[Rows from a dataset of charts and code]
★ ★ ★ ★ ★

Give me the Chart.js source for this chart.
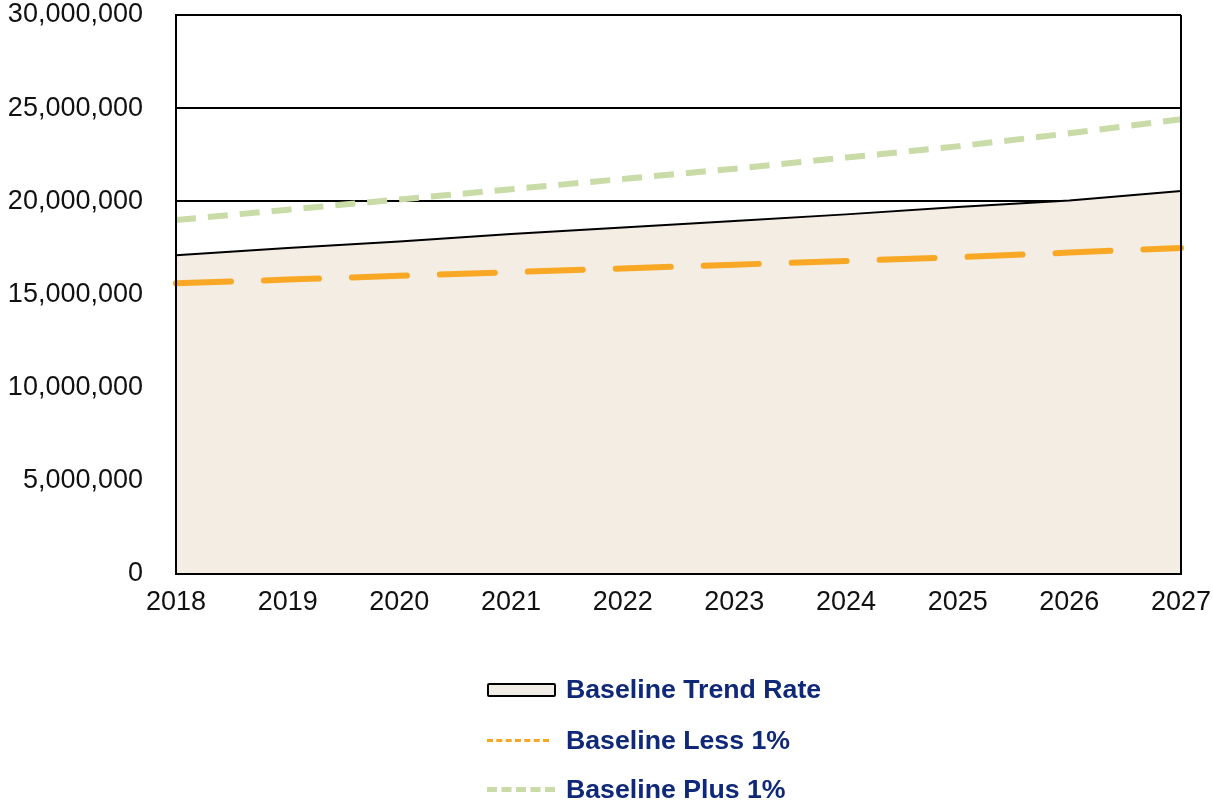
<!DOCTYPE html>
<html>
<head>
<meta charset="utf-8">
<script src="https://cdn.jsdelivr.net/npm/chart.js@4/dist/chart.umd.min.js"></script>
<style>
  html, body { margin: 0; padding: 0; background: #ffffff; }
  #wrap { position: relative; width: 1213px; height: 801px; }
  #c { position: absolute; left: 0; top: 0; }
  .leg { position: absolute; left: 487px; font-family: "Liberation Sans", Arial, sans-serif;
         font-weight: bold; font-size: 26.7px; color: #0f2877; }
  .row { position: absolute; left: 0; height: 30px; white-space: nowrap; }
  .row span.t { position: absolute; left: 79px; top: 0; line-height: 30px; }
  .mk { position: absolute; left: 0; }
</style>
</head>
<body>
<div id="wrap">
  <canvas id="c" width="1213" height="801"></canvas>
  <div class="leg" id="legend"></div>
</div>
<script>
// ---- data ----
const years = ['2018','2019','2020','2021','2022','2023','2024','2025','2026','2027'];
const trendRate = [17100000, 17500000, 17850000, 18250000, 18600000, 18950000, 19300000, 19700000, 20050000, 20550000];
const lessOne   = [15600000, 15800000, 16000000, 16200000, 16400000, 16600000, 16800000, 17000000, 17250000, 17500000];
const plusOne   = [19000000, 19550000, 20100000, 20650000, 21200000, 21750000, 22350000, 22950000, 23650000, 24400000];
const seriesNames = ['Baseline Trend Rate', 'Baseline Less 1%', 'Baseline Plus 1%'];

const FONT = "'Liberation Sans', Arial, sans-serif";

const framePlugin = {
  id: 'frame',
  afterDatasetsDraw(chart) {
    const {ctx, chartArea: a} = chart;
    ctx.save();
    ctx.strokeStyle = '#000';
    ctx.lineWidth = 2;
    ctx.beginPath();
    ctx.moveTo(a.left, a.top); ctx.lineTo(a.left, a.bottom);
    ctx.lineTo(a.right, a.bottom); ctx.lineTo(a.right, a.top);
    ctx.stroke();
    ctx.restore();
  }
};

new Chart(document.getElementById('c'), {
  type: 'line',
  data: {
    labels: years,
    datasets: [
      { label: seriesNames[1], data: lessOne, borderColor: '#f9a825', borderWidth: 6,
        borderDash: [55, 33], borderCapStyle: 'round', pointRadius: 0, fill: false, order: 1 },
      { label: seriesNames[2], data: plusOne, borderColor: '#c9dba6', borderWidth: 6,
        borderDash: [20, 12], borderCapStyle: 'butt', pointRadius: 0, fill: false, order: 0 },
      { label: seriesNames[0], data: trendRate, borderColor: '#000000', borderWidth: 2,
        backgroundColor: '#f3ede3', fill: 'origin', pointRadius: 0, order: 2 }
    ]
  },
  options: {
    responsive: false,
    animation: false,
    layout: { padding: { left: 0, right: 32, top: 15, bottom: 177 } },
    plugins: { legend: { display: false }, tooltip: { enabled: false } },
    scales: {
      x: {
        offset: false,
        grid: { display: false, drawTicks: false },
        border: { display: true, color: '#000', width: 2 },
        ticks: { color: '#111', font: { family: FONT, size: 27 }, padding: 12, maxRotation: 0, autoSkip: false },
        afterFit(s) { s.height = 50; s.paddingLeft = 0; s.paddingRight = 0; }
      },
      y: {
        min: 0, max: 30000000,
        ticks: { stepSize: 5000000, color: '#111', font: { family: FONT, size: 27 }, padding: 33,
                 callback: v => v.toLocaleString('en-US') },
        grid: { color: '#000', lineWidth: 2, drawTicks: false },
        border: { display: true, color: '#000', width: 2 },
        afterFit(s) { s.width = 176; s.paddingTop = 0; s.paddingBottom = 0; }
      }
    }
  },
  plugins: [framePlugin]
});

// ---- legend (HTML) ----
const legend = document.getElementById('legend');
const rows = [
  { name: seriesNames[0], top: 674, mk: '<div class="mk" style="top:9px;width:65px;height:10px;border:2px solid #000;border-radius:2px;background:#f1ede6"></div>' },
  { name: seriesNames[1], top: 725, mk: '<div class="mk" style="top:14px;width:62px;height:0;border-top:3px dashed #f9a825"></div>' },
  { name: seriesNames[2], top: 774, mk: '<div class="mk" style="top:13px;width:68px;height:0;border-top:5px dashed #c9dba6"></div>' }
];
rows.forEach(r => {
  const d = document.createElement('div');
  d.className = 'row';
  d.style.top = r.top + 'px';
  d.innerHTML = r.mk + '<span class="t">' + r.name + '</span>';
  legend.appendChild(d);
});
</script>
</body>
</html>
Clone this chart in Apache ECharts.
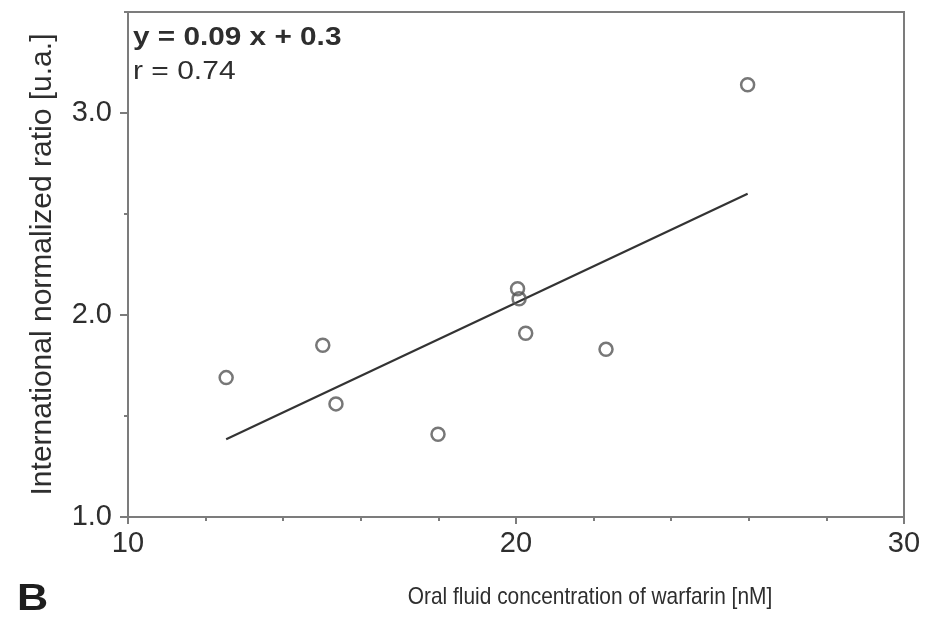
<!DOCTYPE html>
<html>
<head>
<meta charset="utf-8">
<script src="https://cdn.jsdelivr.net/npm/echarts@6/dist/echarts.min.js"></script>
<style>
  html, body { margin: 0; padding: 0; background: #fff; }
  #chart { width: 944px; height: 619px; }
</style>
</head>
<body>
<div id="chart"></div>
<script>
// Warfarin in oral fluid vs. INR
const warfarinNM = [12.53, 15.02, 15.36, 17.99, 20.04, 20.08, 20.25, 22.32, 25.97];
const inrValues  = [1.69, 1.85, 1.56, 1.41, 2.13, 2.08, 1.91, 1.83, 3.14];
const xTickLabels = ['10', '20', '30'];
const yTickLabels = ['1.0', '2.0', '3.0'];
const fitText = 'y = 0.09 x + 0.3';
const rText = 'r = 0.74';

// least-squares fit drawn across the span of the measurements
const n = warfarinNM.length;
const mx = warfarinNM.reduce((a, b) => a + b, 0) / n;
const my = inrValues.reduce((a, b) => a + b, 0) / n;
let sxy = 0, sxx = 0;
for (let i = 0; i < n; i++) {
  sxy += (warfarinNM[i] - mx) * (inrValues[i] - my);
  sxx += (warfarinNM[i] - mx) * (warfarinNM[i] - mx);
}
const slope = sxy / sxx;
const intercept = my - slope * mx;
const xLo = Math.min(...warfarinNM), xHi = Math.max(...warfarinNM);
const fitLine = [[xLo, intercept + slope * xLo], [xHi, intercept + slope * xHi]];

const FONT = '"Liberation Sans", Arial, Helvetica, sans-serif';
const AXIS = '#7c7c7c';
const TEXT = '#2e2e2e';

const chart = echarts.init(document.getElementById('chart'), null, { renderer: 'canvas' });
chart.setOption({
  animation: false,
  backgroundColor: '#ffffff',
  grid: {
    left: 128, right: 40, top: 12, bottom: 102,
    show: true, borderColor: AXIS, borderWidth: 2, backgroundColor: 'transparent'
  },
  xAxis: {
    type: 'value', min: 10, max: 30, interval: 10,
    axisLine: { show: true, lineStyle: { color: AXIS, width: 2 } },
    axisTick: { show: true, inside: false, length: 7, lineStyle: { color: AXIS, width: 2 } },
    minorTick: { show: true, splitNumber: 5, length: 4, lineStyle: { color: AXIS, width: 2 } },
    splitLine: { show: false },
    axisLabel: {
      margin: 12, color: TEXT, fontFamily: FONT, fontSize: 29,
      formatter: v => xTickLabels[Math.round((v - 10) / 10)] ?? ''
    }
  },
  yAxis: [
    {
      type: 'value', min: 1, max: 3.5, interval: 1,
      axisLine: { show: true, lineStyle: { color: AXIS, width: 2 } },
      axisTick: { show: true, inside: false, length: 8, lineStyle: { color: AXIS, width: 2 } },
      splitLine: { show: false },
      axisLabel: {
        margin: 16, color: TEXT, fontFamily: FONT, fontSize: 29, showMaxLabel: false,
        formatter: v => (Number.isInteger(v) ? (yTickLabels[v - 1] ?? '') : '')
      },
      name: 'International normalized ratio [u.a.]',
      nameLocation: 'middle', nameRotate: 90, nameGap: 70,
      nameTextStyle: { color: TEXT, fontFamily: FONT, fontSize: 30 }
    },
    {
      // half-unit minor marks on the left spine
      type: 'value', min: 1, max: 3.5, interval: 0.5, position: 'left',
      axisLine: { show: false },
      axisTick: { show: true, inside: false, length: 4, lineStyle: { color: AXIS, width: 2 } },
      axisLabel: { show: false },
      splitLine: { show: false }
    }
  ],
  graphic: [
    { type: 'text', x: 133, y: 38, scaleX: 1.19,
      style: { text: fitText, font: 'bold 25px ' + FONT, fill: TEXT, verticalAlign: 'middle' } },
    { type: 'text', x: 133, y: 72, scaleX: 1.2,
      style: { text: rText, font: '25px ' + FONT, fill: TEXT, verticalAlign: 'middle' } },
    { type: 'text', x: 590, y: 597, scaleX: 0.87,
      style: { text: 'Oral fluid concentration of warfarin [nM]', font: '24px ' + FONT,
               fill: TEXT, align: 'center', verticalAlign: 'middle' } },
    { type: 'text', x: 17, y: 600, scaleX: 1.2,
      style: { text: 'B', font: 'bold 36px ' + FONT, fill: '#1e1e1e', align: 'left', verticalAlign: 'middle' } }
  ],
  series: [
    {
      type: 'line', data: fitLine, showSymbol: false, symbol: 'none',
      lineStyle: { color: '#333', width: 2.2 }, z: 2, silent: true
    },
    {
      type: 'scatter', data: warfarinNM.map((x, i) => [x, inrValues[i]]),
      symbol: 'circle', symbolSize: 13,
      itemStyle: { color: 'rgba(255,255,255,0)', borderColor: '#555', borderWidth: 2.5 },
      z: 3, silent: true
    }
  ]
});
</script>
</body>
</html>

★ ★ ★ ★ ★

▸ THE PROBLEM: Omit the pictures. Extract exactly the lines that begin with the one holding "Clone this chart in Apache ECharts." and end with the one holding "const fitLine = [[xLo, intercept", inclusive.

▸ RESULT FOR THIS TASK:
Clone this chart in Apache ECharts.
<!DOCTYPE html>
<html>
<head>
<meta charset="utf-8">
<script src="https://cdn.jsdelivr.net/npm/echarts@6/dist/echarts.min.js"></script>
<style>
  html, body { margin: 0; padding: 0; background: #fff; }
  #chart { width: 944px; height: 619px; }
</style>
</head>
<body>
<div id="chart"></div>
<script>
// Warfarin in oral fluid vs. INR
const warfarinNM = [12.53, 15.02, 15.36, 17.99, 20.04, 20.08, 20.25, 22.32, 25.97];
const inrValues  = [1.69, 1.85, 1.56, 1.41, 2.13, 2.08, 1.91, 1.83, 3.14];
const xTickLabels = ['10', '20', '30'];
const yTickLabels = ['1.0', '2.0', '3.0'];
const fitText = 'y = 0.09 x + 0.3';
const rText = 'r = 0.74';

// least-squares fit drawn across the span of the measurements
const n = warfarinNM.length;
const mx = warfarinNM.reduce((a, b) => a + b, 0) / n;
const my = inrValues.reduce((a, b) => a + b, 0) / n;
let sxy = 0, sxx = 0;
for (let i = 0; i < n; i++) {
  sxy += (warfarinNM[i] - mx) * (inrValues[i] - my);
  sxx += (warfarinNM[i] - mx) * (warfarinNM[i] - mx);
}
const slope = sxy / sxx;
const intercept = my - slope * mx;
const xLo = Math.min(...warfarinNM), xHi = Math.max(...warfarinNM);
const fitLine = [[xLo, intercept + slope * xLo], [xHi, intercept + slope * xHi]];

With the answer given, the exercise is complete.